Another SIGGRAPH, another mind-bending example of video being freed from linear time — Jiamin Bai, Aseem Agarwala, Maneesh Agrawala, and Ravi Ramamoorthi’s Selectively De-Animating Video:

We present a semi-automated technique for selectively de-animating video to remove the large-scale motions of one or more objects so that other motions are easier to see. The user draws strokes to indicate the regions of the video that should be immobilized, and our algorithm warps the video to remove the large-scale motion of these regions while leaving finer-scale, relative motions intact.
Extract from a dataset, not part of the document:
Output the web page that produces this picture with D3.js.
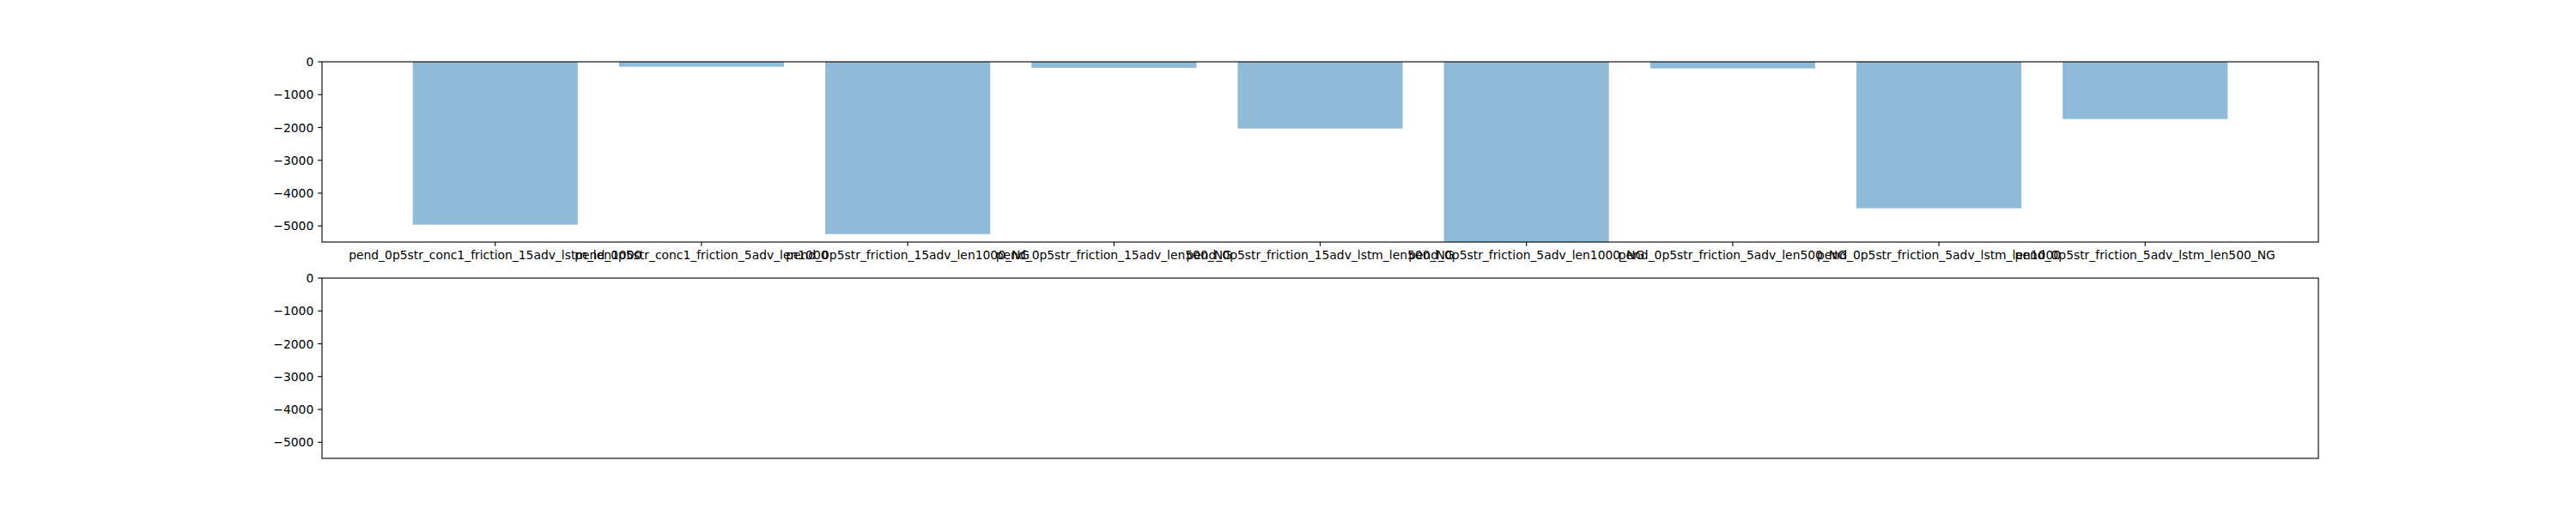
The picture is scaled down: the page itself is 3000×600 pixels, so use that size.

However, such warps may introduce unnatural motions in previously motionless areas, such as background regions. We therefore use a graph-cut-based optimization to composite the warped video regions with still frames from the input video; we also optionally loop the output in a seamless manner. Our technique enables a number of applications such as clearer motion visualization, simpler creation of artistic cinemagraphs (photos that include looping motions in some regions), and new ways to edit appearance and complicated motion paths in video by manipulating a de-animated representation.

(Via O’Reilly Radar)

August 23, 2009 permalink

Touchable Holography

“Touchable Holography”, a hardware demo by researchers from the University of Tokyo at this year’s SIGGRAPH conference. This mostly builds on the work they presented last year involving their “Airborne Ultrasound Tactile Display” (PDF), a device that shoots out directional ultrasound to simulate haptic pressure, like the impact rain has when it hits your skin. I don’t think this current display counts as holography exactly (the image is made with a refracting mirror, just like Sega’s 1991 arcade game Time Traveler!), but being able to reinforce the illusion with the sensation of touch is a cool idea. Hopefully they can expand it to use more than one of their ultrasound boards so they can simulate a feeling that’s more than one-dimensional. Also good to see that researchers are using the inexpensive, off-the-shelf Wiimotes for projects like this.

(Via Make)

July 24, 2009 permalink

Dark Flash Photography

Another paper from the upcoming SIGGRAPH 2009 conference: Dark Flash Photography. The researchers have developed a camera flash that uses a combination of infra-red and and ultra-violet light to illuminate a scene before capture, and an algorithm to denoise and color-correct the otherwise dimly-lit normal digital photo, producing a low-light image that is both noise-free and sharp (no need for long exposure, so no worry about camera shake or the subject moving). Seems like a killer idea, and immensely useful.

The image above is the creepy-looking multi-spectral version – be sure to click through to their site to see the final photo compared with the noisy ambient light version.